___ DATASET CONTENT ___
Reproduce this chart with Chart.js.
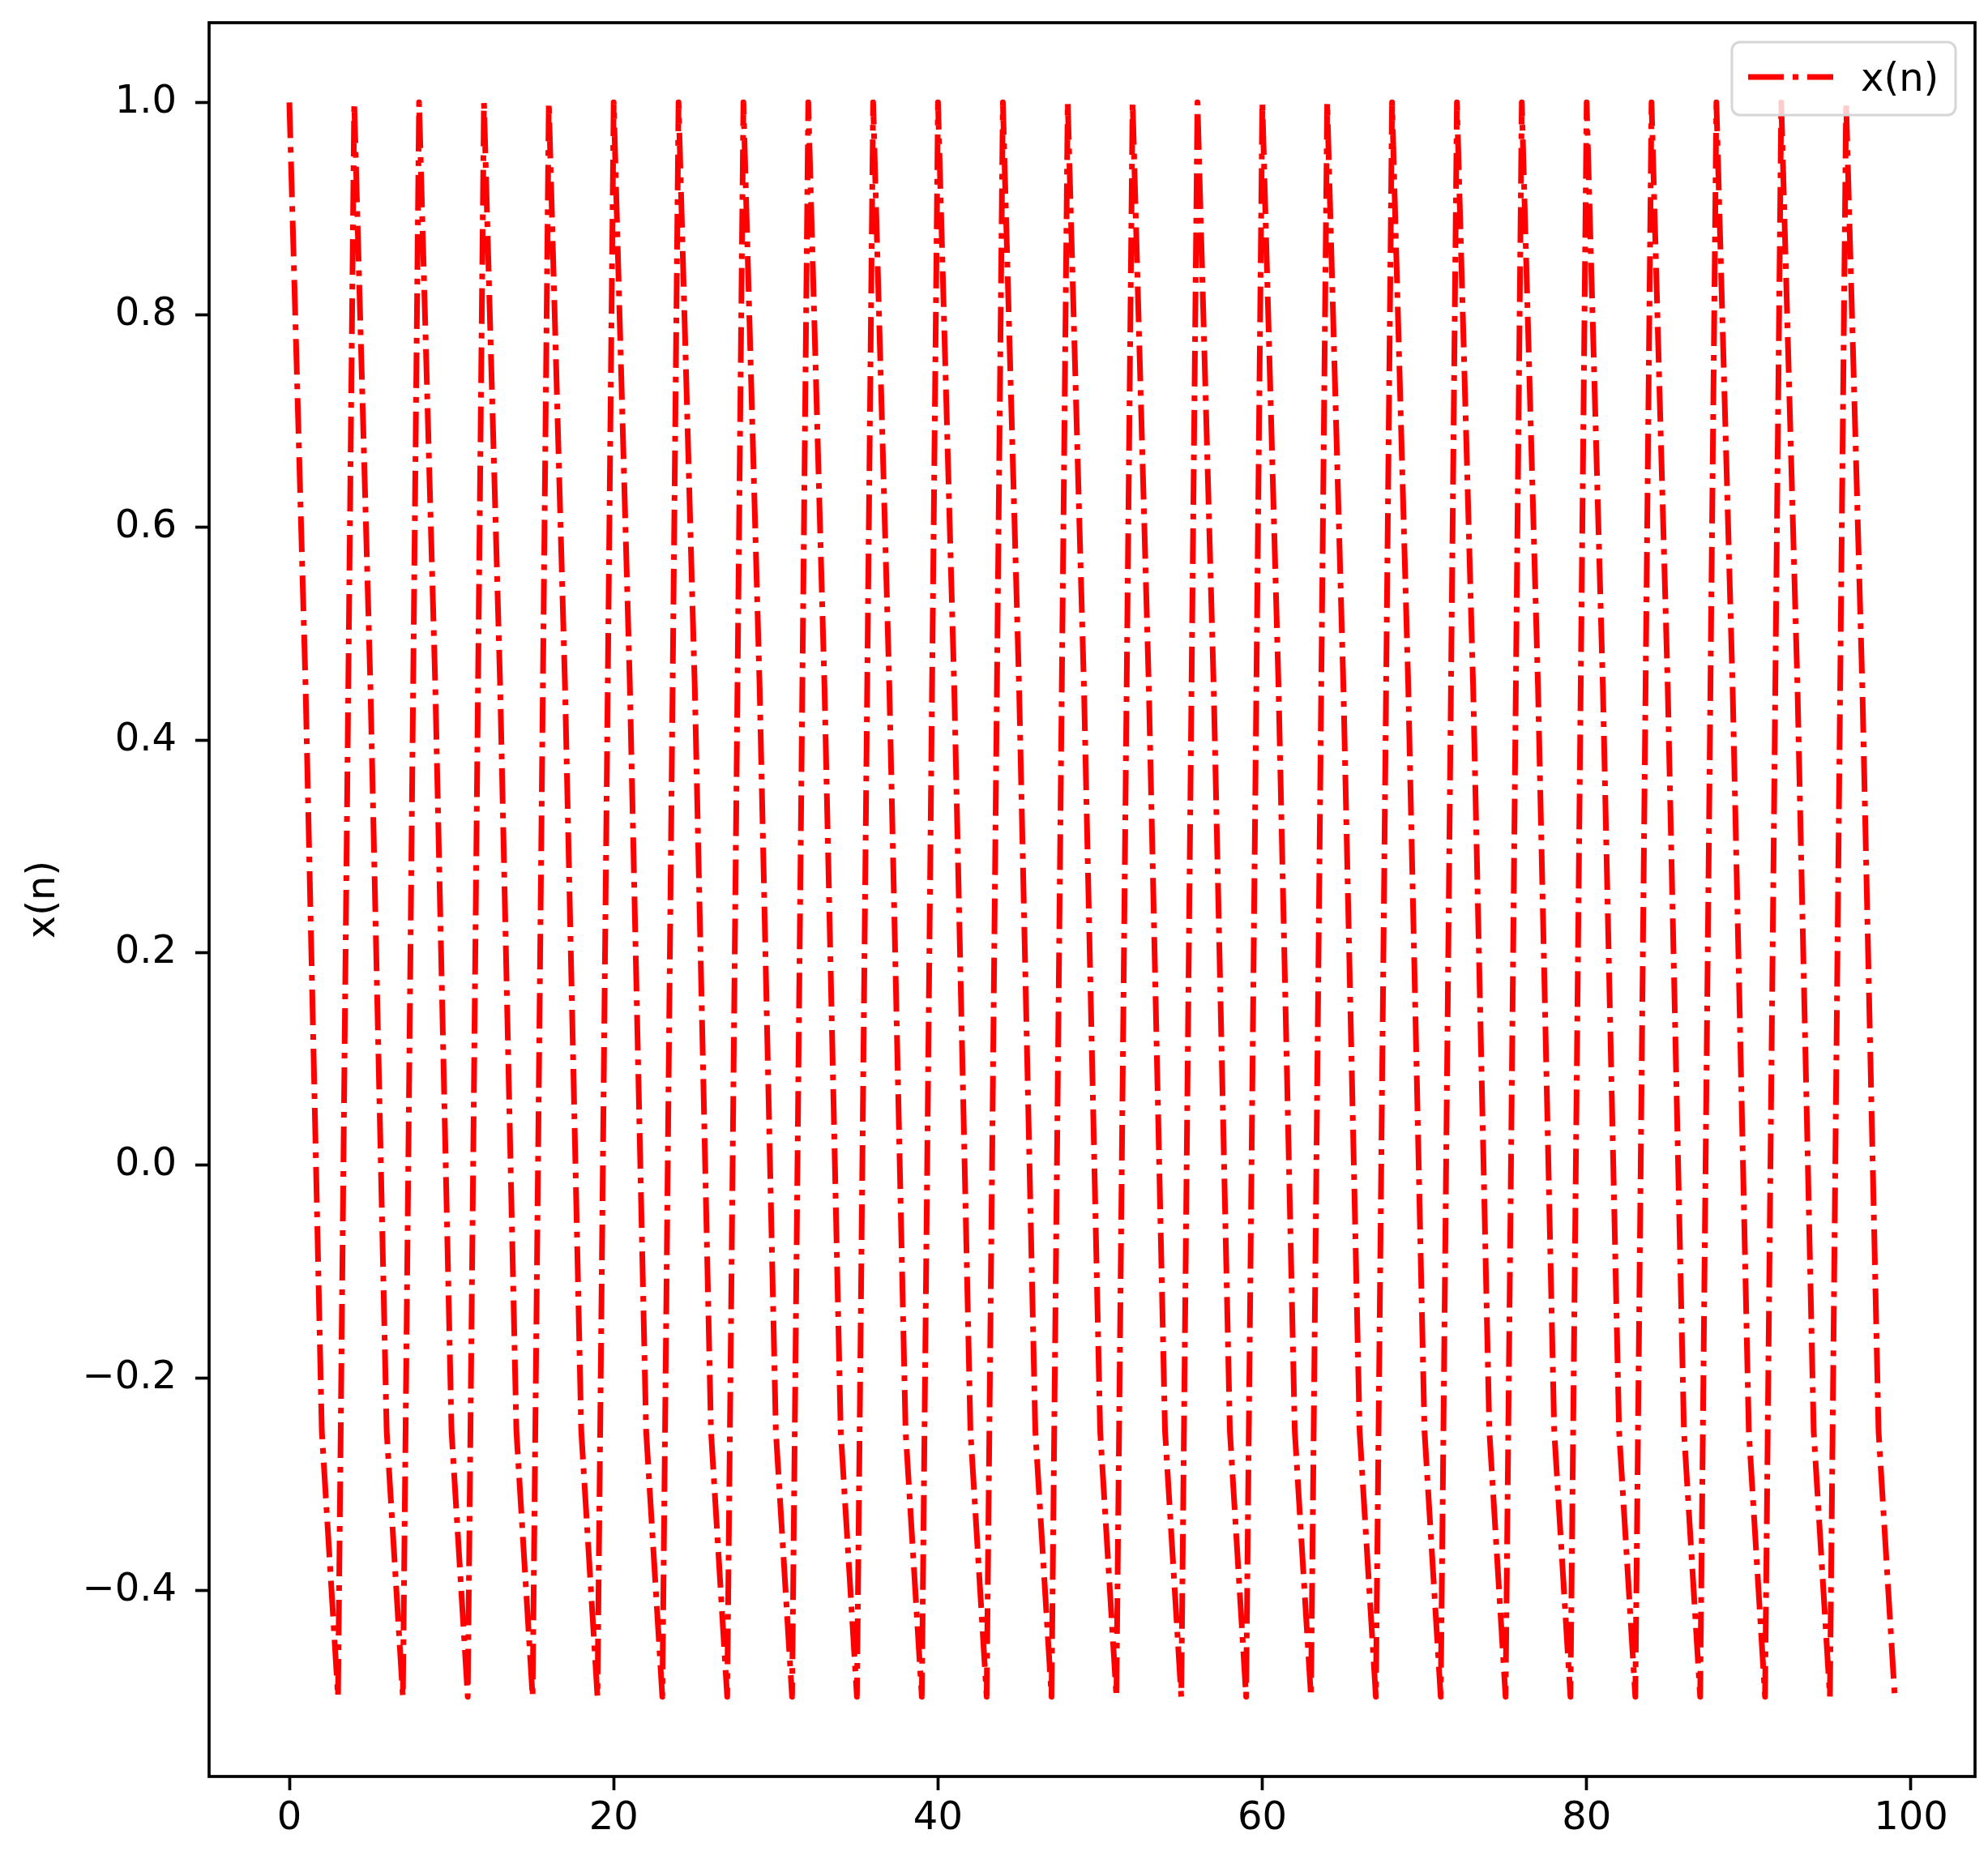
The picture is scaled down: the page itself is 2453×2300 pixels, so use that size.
<!DOCTYPE html>
<html>
<head>
<meta charset="utf-8">
<script src="https://cdn.jsdelivr.net/npm/chart.js@4.4.1/dist/chart.umd.min.js"></script>
<style>
  html, body { margin: 0; padding: 0; background: #fff; }
  #wrap { width: 2453px; height: 2300px; }
</style>
</head>
<body>
<div id="wrap"><canvas id="chart" width="2453" height="2300"></canvas></div>
<script>
// x(n) for n = 0..99 (repeats every 4 samples)
const seriesLabel = "x(n)";
const xValues = [
  1.0, 0.45, -0.25, -0.5,   1.0, 0.45, -0.25, -0.5,   1.0, 0.45, -0.25, -0.5,
  1.0, 0.45, -0.25, -0.5,   1.0, 0.45, -0.25, -0.5,   1.0, 0.45, -0.25, -0.5,
  1.0, 0.45, -0.25, -0.5,   1.0, 0.45, -0.25, -0.5,   1.0, 0.45, -0.25, -0.5,
  1.0, 0.45, -0.25, -0.5,   1.0, 0.45, -0.25, -0.5,   1.0, 0.45, -0.25, -0.5,
  1.0, 0.45, -0.25, -0.5,   1.0, 0.45, -0.25, -0.5,   1.0, 0.45, -0.25, -0.5,
  1.0, 0.45, -0.25, -0.5,   1.0, 0.45, -0.25, -0.5,   1.0, 0.45, -0.25, -0.5,
  1.0, 0.45, -0.25, -0.5,   1.0, 0.45, -0.25, -0.5,   1.0, 0.45, -0.25, -0.5,
  1.0, 0.45, -0.25, -0.5,   1.0, 0.45, -0.25, -0.5,   1.0, 0.45, -0.25, -0.5,
  1.0, 0.45, -0.25, -0.5,
];
const xTicks = [0, 20, 40, 60, 80, 100];
const yTicks = [-0.4, -0.2, 0.0, 0.2, 0.4, 0.6, 0.8, 1.0];

const FONT = "'DejaVu Sans', sans-serif";
const RED = "#ff0000";
const DASH = [44, 11, 7, 11];

// matplotlib-style box round the axes
const framePlugin = {
  id: "frame",
  afterDatasetsDraw(chart) {
    const { ctx, chartArea: a } = chart;
    ctx.save();
    ctx.strokeStyle = "#000";
    ctx.lineWidth = 3.7;
    ctx.strokeRect(a.left, a.top, a.right - a.left, a.bottom - a.top);
    ctx.restore();
  },
};

// legend box in the upper right corner
const legendPlugin = {
  id: "mplLegend",
  afterDraw(chart) {
    const { ctx, chartArea: a } = chart;
    const w = 276, h = 90;
    const x = a.right - 24 - w, y = a.top + 24;
    ctx.save();
    ctx.beginPath();
    ctx.roundRect(x, y, w, h, 10);
    ctx.fillStyle = "rgba(255,255,255,0.8)";
    ctx.fill();
    ctx.strokeStyle = "#d6d6d6";
    ctx.lineWidth = 3;
    ctx.stroke();

    ctx.beginPath();
    ctx.setLineDash(DASH);
    ctx.lineCap = "butt";
    ctx.strokeStyle = RED;
    ctx.lineWidth = 7;
    ctx.moveTo(x + 20, y + 43);
    ctx.lineTo(x + 125, y + 43);
    ctx.stroke();
    ctx.setLineDash([]);

    ctx.fillStyle = "#000";
    ctx.font = "48px " + FONT;
    ctx.textBaseline = "alphabetic";
    ctx.textAlign = "left";
    ctx.fillText(seriesLabel, x + 159, y + 60);
    ctx.restore();
  },
};

// fix the axis boxes so the plot area sits where the reference has it
function fitX(s) {
  s.height = 108;
  s.paddingLeft = 0; s.paddingRight = 0; s.paddingTop = 0; s.paddingBottom = 0;
}
function fitY(s) {
  s.width = 258;
  s.paddingLeft = 0; s.paddingRight = 0; s.paddingTop = 0; s.paddingBottom = 0;
}

new Chart(document.getElementById("chart"), {
  type: "line",
  data: {
    datasets: [
      {
        label: seriesLabel,
        data: xValues.map((v, i) => ({ x: i, y: v })),
        borderColor: RED,
        borderWidth: 7,
        borderDash: DASH,
        borderCapStyle: "butt",
        borderJoinStyle: "round",
        pointRadius: 0,
        tension: 0,
        fill: false,
      },
    ],
  },
  options: {
    responsive: false,
    animation: false,
    devicePixelRatio: 1,
    layout: { padding: { left: 0, top: 28, right: 16, bottom: 0 } },
    plugins: {
      legend: { display: false },
      tooltip: { enabled: false },
    },
    scales: {
      x: {
        type: "linear",
        min: -4.95,
        max: 103.95,
        afterBuildTicks: (s) => { s.ticks = xTicks.map((v) => ({ value: v })); },
        afterFit: fitX,
        border: { display: false },
        grid: { drawOnChartArea: false, drawTicks: true, tickLength: 17, tickWidth: 3.7, tickColor: "#000" },
        ticks: {
          color: "#000",
          padding: 7,
          maxRotation: 0,
          font: { family: FONT, size: 48 },
          callback: (v) => String(v),
        },
      },
      y: {
        type: "linear",
        min: -0.575,
        max: 1.075,
        afterBuildTicks: (s) => { s.ticks = yTicks.map((v) => ({ value: v })); },
        afterFit: fitY,
        border: { display: false },
        grid: { drawOnChartArea: false, drawTicks: true, tickLength: 17, tickWidth: 3.7, tickColor: "#000" },
        title: {
          display: true,
          text: seriesLabel,
          color: "#000",
          font: { family: FONT, size: 48 },
          padding: { top: 26, bottom: 0 },
        },
        ticks: {
          color: "#000",
          padding: 23,
          font: { family: FONT, size: 48 },
          callback: (v) => (v < 0 ? "\u2212" : "") + Math.abs(v).toFixed(1),
        },
      },
    },
  },
  plugins: [framePlugin, legendPlugin],
});
</script>
</body>
</html>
___
> [EXERCISE] Reproduce the material above in full and without alteration, but skip all pictures.

> [RESULT OF THE EXERCISE]
Reproduce this chart with Chart.js.
The picture is scaled down: the page itself is 2453×2300 pixels, so use that size.
<!DOCTYPE html>
<html>
<head>
<meta charset="utf-8">
<script src="https://cdn.jsdelivr.net/npm/chart.js@4.4.1/dist/chart.umd.min.js"></script>
<style>
  html, body { margin: 0; padding: 0; background: #fff; }
  #wrap { width: 2453px; height: 2300px; }
</style>
</head>
<body>
<div id="wrap"><canvas id="chart" width="2453" height="2300"></canvas></div>
<script>
// x(n) for n = 0..99 (repeats every 4 samples)
const seriesLabel = "x(n)";
const xValues = [
  1.0, 0.45, -0.25, -0.5,   1.0, 0.45, -0.25, -0.5,   1.0, 0.45, -0.25, -0.5,
  1.0, 0.45, -0.25, -0.5,   1.0, 0.45, -0.25, -0.5,   1.0, 0.45, -0.25, -0.5,
  1.0, 0.45, -0.25, -0.5,   1.0, 0.45, -0.25, -0.5,   1.0, 0.45, -0.25, -0.5,
  1.0, 0.45, -0.25, -0.5,   1.0, 0.45, -0.25, -0.5,   1.0, 0.45, -0.25, -0.5,
  1.0, 0.45, -0.25, -0.5,   1.0, 0.45, -0.25, -0.5,   1.0, 0.45, -0.25, -0.5,
  1.0, 0.45, -0.25, -0.5,   1.0, 0.45, -0.25, -0.5,   1.0, 0.45, -0.25, -0.5,
  1.0, 0.45, -0.25, -0.5,   1.0, 0.45, -0.25, -0.5,   1.0, 0.45, -0.25, -0.5,
  1.0, 0.45, -0.25, -0.5,   1.0, 0.45, -0.25, -0.5,   1.0, 0.45, -0.25, -0.5,
  1.0, 0.45, -0.25, -0.5,
];
const xTicks = [0, 20, 40, 60, 80, 100];
const yTicks = [-0.4, -0.2, 0.0, 0.2, 0.4, 0.6, 0.8, 1.0];

const FONT = "'DejaVu Sans', sans-serif";
const RED = "#ff0000";
const DASH = [44, 11, 7, 11];

// matplotlib-style box round the axes
const framePlugin = {
  id: "frame",
  afterDatasetsDraw(chart) {
    const { ctx, chartArea: a } = chart;
    ctx.save();
    ctx.strokeStyle = "#000";
    ctx.lineWidth = 3.7;
    ctx.strokeRect(a.left, a.top, a.right - a.left, a.bottom - a.top);
    ctx.restore();
  },
};

// legend box in the upper right corner
const legendPlugin = {
  id: "mplLegend",
  afterDraw(chart) {
    const { ctx, chartArea: a } = chart;
    const w = 276, h = 90;
    const x = a.right - 24 - w, y = a.top + 24;
    ctx.save();
    ctx.beginPath();
    ctx.roundRect(x, y, w, h, 10);
    ctx.fillStyle = "rgba(255,255,255,0.8)";
    ctx.fill();
    ctx.strokeStyle = "#d6d6d6";
    ctx.lineWidth = 3;
    ctx.stroke();

    ctx.beginPath();
    ctx.setLineDash(DASH);
    ctx.lineCap = "butt";
    ctx.strokeStyle = RED;
    ctx.lineWidth = 7;
    ctx.moveTo(x + 20, y + 43);
    ctx.lineTo(x + 125, y + 43);
    ctx.stroke();
    ctx.setLineDash([]);

    ctx.fillStyle = "#000";
    ctx.font = "48px " + FONT;
    ctx.textBaseline = "alphabetic";
    ctx.textAlign = "left";
    ctx.fillText(seriesLabel, x + 159, y + 60);
    ctx.restore();
  },
};

// fix the axis boxes so the plot area sits where the reference has it
function fitX(s) {
  s.height = 108;
  s.paddingLeft = 0; s.paddingRight = 0; s.paddingTop = 0; s.paddingBottom = 0;
}
function fitY(s) {
  s.width = 258;
  s.paddingLeft = 0; s.paddingRight = 0; s.paddingTop = 0; s.paddingBottom = 0;
}

new Chart(document.getElementById("chart"), {
  type: "line",
  data: {
    datasets: [
      {
        label: seriesLabel,
        data: xValues.map((v, i) => ({ x: i, y: v })),
        borderColor: RED,
        borderWidth: 7,
        borderDash: DASH,
        borderCapStyle: "butt",
        borderJoinStyle: "round",
        pointRadius: 0,
        tension: 0,
        fill: false,
      },
    ],
  },
  options: {
    responsive: false,
    animation: false,
    devicePixelRatio: 1,
    layout: { padding: { left: 0, top: 28, right: 16, bottom: 0 } },
    plugins: {
      legend: { display: false },
      tooltip: { enabled: false },
    },
    scales: {
      x: {
        type: "linear",
        min: -4.95,
        max: 103.95,
        afterBuildTicks: (s) => { s.ticks = xTicks.map((v) => ({ value: v })); },
        afterFit: fitX,
        border: { display: false },
        grid: { drawOnChartArea: false, drawTicks: true, tickLength: 17, tickWidth: 3.7, tickColor: "#000" },
        ticks: {
          color: "#000",
          padding: 7,
          maxRotation: 0,
          font: { family: FONT, size: 48 },
          callback: (v) => String(v),
        },
      },
      y: {
        type: "linear",
        min: -0.575,
        max: 1.075,
        afterBuildTicks: (s) => { s.ticks = yTicks.map((v) => ({ value: v })); },
        afterFit: fitY,
        border: { display: false },
        grid: { drawOnChartArea: false, drawTicks: true, tickLength: 17, tickWidth: 3.7, tickColor: "#000" },
        title: {
          display: true,
          text: seriesLabel,
          color: "#000",
          font: { family: FONT, size: 48 },
          padding: { top: 26, bottom: 0 },
        },
        ticks: {
          color: "#000",
          padding: 23,
          font: { family: FONT, size: 48 },
          callback: (v) => (v < 0 ? "\u2212" : "") + Math.abs(v).toFixed(1),
        },
      },
    },
  },
  plugins: [framePlugin, legendPlugin],
});
</script>
</body>
</html>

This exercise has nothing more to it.